═══ Raw data ═══
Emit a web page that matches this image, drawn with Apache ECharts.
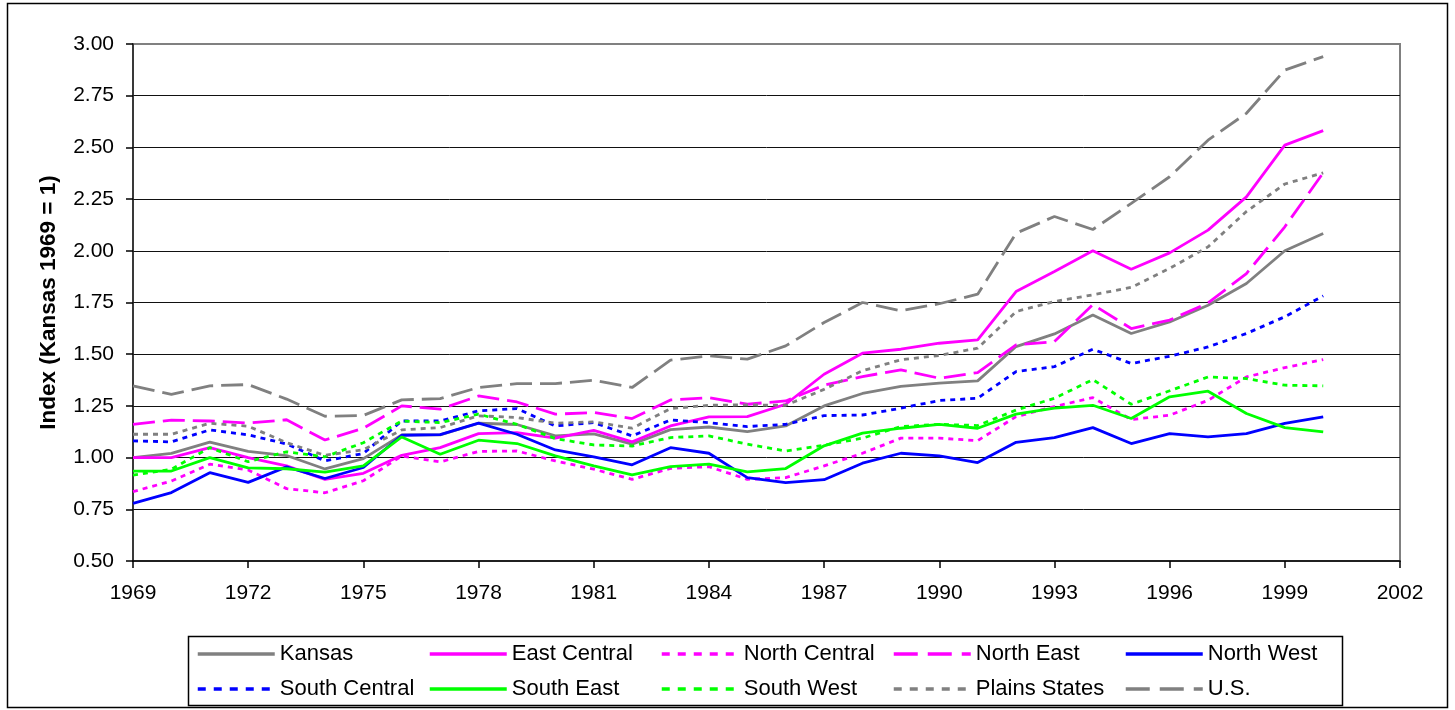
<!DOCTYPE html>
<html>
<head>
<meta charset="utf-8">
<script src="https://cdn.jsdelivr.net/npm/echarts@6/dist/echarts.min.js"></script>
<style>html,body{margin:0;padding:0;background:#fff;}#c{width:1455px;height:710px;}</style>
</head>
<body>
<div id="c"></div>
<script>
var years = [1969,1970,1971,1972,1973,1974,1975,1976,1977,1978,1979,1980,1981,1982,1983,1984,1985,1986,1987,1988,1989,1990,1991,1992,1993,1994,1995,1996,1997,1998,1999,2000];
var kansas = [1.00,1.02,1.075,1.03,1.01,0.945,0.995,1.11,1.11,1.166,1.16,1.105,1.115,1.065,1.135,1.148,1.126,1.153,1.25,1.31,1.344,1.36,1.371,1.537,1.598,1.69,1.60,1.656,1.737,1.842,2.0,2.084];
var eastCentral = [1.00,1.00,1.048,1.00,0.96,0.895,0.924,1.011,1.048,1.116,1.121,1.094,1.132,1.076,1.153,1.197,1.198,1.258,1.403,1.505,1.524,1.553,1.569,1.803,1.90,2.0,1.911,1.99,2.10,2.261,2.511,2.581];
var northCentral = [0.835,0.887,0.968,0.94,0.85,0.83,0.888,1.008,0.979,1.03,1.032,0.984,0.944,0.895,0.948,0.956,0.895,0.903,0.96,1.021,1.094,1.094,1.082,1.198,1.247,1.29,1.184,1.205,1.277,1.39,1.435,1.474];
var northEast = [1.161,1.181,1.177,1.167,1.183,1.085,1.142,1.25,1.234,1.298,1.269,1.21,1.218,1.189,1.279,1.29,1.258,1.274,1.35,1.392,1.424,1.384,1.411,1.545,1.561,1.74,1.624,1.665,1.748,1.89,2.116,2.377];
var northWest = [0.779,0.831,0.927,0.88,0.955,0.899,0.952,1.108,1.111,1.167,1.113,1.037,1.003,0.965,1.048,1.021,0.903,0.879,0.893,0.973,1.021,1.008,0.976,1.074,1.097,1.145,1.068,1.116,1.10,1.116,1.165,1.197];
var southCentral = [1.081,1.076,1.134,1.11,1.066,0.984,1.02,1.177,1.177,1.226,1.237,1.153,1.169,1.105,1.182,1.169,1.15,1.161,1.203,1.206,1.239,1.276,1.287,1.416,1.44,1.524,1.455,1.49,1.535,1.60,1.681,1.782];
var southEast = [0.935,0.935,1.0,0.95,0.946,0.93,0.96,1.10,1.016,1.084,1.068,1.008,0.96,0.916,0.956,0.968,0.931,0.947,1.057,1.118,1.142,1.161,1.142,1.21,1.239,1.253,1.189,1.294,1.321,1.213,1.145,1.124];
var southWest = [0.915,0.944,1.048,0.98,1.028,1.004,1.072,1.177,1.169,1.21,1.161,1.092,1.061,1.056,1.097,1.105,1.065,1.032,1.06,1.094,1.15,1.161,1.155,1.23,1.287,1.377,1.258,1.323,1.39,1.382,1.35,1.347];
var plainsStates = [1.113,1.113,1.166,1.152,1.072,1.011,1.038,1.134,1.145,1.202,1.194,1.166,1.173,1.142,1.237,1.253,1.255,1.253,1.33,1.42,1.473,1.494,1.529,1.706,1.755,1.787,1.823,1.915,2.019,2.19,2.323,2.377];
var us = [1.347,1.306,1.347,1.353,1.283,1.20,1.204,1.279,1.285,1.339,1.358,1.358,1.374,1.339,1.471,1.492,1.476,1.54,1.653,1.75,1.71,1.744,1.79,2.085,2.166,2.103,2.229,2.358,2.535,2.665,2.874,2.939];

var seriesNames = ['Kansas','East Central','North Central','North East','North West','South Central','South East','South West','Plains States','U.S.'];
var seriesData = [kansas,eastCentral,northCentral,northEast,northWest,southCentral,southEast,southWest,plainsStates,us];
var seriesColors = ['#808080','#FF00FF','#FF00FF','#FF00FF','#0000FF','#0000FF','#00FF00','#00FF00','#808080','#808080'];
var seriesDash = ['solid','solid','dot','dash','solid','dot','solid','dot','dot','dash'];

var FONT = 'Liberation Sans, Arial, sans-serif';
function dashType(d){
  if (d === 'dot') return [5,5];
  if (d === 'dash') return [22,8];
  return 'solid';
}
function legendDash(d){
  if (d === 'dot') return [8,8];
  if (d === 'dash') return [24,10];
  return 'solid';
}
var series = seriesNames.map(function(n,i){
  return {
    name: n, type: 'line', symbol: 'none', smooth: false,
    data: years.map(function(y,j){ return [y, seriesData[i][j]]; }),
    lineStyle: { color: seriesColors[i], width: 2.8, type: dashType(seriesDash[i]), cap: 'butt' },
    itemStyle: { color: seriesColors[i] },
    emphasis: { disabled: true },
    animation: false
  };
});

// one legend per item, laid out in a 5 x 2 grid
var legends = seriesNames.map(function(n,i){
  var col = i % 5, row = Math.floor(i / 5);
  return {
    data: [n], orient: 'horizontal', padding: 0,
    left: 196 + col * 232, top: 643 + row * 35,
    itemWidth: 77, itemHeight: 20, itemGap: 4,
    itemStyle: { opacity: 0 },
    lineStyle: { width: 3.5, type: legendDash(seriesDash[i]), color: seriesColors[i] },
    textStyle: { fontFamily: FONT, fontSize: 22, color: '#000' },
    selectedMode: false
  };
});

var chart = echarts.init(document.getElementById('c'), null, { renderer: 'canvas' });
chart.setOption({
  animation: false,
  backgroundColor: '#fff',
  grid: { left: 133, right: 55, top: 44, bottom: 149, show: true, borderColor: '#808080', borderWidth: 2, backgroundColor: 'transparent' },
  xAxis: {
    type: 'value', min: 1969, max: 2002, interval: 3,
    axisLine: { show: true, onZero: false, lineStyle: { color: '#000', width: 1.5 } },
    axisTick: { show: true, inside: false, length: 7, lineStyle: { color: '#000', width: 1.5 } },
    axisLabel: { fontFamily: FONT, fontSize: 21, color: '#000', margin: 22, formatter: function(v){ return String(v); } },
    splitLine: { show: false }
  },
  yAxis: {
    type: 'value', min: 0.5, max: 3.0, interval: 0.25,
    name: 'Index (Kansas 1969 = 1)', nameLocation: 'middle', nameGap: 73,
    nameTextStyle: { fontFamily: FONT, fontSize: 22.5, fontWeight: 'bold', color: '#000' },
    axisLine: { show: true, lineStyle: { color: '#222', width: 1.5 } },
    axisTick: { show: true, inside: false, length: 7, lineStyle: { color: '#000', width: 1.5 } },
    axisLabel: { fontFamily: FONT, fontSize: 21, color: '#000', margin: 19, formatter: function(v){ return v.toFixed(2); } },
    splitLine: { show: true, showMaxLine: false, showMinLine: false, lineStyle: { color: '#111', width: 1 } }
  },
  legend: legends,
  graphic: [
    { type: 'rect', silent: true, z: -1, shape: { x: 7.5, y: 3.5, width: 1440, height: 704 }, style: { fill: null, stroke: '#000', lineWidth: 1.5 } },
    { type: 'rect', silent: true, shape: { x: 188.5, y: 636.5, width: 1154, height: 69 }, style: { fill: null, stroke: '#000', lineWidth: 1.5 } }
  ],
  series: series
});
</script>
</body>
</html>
═══
═══ Raw data ═══
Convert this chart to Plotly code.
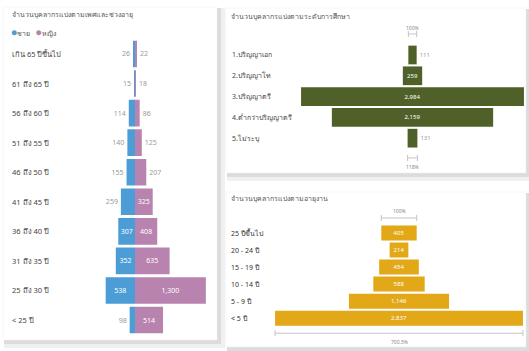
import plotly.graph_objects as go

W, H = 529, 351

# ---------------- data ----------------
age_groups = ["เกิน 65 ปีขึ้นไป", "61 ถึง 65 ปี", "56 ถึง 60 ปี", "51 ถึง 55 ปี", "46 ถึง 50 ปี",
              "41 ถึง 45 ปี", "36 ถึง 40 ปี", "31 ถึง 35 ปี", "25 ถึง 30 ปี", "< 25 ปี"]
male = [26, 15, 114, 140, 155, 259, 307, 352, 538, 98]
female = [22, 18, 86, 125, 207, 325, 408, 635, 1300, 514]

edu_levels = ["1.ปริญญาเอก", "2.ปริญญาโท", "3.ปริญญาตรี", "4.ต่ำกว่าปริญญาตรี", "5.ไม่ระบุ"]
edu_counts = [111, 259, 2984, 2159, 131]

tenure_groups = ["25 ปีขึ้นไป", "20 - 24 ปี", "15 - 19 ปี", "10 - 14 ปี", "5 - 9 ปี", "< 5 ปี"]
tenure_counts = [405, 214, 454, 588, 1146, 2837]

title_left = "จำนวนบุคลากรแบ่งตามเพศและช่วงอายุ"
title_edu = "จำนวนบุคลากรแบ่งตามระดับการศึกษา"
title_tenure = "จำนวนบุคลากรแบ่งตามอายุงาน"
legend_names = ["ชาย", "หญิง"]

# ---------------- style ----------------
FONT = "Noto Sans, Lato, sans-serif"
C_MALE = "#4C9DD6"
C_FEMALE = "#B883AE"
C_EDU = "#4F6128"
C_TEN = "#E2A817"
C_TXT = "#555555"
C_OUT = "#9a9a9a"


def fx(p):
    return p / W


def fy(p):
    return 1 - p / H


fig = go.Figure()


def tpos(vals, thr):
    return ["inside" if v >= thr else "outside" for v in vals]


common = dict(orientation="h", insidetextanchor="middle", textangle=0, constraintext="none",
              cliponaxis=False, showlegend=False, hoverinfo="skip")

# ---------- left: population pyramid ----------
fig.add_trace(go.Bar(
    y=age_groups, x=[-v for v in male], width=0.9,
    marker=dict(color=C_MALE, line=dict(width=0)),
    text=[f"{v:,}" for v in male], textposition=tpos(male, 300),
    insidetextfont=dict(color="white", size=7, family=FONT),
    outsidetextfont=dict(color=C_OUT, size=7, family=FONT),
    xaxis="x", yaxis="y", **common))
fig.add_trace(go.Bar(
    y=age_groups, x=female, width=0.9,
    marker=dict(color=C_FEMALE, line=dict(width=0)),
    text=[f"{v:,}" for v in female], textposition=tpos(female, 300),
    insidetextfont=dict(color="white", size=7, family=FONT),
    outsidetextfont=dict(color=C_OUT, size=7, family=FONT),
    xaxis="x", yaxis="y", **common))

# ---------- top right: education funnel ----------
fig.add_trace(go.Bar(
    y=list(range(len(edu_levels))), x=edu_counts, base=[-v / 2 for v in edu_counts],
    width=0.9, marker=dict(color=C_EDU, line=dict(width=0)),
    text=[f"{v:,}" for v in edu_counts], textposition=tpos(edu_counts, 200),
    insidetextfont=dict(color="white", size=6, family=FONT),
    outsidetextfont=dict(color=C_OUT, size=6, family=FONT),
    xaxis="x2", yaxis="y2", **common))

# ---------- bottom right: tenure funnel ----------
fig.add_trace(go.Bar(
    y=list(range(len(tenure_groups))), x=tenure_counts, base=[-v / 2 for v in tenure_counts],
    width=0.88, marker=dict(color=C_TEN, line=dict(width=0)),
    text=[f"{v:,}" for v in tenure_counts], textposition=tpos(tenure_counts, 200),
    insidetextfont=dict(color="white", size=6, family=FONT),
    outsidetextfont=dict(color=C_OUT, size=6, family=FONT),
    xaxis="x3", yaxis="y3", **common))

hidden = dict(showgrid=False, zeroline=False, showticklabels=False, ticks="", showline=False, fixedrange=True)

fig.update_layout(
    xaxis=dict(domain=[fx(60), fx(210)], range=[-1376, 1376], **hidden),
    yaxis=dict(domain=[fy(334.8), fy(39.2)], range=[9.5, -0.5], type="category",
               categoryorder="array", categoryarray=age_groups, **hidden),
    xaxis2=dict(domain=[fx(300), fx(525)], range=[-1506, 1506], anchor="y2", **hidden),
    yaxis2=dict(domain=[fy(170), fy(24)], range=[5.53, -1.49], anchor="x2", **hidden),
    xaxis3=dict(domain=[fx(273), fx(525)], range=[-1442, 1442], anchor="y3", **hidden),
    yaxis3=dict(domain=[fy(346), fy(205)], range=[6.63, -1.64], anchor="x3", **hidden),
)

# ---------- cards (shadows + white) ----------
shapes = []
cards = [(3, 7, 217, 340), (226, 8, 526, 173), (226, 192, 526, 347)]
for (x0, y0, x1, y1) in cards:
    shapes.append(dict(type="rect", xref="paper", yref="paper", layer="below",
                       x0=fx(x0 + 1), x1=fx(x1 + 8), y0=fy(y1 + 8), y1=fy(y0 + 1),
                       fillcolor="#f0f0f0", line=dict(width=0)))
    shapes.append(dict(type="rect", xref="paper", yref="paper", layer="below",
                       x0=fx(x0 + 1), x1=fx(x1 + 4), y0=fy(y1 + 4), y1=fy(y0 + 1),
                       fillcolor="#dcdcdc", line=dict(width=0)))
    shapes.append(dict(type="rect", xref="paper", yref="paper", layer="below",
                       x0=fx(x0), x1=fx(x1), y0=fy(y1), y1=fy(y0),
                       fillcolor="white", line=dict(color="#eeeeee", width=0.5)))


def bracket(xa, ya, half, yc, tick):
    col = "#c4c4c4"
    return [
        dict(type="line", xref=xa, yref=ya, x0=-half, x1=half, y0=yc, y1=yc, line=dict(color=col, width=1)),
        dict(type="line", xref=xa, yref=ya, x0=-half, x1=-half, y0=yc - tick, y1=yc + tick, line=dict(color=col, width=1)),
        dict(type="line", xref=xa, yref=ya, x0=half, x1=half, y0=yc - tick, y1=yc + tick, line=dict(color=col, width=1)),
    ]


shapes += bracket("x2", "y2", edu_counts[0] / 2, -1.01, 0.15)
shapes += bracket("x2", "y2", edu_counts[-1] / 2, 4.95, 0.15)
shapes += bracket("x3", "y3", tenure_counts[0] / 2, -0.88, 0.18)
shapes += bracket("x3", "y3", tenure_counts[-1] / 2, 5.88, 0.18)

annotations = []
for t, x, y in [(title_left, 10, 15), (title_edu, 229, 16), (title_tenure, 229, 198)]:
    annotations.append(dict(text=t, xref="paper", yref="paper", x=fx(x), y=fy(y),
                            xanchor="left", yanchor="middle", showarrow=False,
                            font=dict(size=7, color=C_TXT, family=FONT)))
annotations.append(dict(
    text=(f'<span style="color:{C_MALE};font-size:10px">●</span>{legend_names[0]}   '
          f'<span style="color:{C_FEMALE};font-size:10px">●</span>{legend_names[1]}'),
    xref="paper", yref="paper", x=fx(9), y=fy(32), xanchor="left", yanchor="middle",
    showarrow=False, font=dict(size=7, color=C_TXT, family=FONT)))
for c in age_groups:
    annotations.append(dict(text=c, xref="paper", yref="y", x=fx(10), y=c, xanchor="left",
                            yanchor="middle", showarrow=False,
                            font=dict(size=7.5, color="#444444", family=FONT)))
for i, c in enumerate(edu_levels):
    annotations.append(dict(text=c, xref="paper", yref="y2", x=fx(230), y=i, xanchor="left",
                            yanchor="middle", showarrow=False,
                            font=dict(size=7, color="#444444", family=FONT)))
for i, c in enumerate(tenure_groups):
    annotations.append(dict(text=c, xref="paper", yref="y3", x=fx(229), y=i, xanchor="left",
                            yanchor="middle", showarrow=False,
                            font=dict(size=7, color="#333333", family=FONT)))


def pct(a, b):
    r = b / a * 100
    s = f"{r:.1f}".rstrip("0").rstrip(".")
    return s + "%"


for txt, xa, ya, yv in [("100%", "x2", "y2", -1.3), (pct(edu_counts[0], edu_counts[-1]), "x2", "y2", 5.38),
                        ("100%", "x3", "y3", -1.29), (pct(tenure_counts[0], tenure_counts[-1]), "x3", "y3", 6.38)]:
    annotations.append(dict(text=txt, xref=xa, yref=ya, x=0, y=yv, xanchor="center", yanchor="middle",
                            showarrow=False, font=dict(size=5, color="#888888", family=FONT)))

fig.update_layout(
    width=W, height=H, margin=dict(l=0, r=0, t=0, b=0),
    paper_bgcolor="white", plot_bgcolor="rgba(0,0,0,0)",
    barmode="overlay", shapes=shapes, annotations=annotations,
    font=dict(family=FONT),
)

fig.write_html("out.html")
═══
═══ Raw data ═══
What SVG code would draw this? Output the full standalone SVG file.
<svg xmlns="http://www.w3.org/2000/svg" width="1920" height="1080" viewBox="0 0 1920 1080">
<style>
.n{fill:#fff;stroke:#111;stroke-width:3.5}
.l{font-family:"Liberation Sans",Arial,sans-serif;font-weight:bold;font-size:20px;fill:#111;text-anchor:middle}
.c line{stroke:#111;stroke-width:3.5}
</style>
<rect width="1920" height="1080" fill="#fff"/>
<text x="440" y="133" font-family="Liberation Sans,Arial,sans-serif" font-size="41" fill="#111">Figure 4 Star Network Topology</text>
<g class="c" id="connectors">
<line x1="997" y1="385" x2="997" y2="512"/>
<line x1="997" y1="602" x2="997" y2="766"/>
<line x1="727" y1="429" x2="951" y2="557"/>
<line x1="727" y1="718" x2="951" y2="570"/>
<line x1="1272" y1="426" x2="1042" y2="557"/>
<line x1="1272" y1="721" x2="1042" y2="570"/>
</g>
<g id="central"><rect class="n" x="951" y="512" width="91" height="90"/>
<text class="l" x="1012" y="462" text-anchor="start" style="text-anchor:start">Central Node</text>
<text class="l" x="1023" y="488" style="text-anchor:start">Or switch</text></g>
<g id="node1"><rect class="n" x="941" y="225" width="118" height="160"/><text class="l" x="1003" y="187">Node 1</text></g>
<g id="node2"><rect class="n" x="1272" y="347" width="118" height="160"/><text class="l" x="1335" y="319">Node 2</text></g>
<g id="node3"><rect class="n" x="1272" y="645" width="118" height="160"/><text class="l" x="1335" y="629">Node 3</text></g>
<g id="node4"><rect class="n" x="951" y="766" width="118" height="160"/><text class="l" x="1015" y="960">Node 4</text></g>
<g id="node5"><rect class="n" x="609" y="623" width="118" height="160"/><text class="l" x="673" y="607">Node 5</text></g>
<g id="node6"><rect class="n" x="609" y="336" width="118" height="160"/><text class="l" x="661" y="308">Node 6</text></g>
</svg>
═══
**Problem description**: Report only how many lines in the listing contain the string "this".

**Complete output**: 3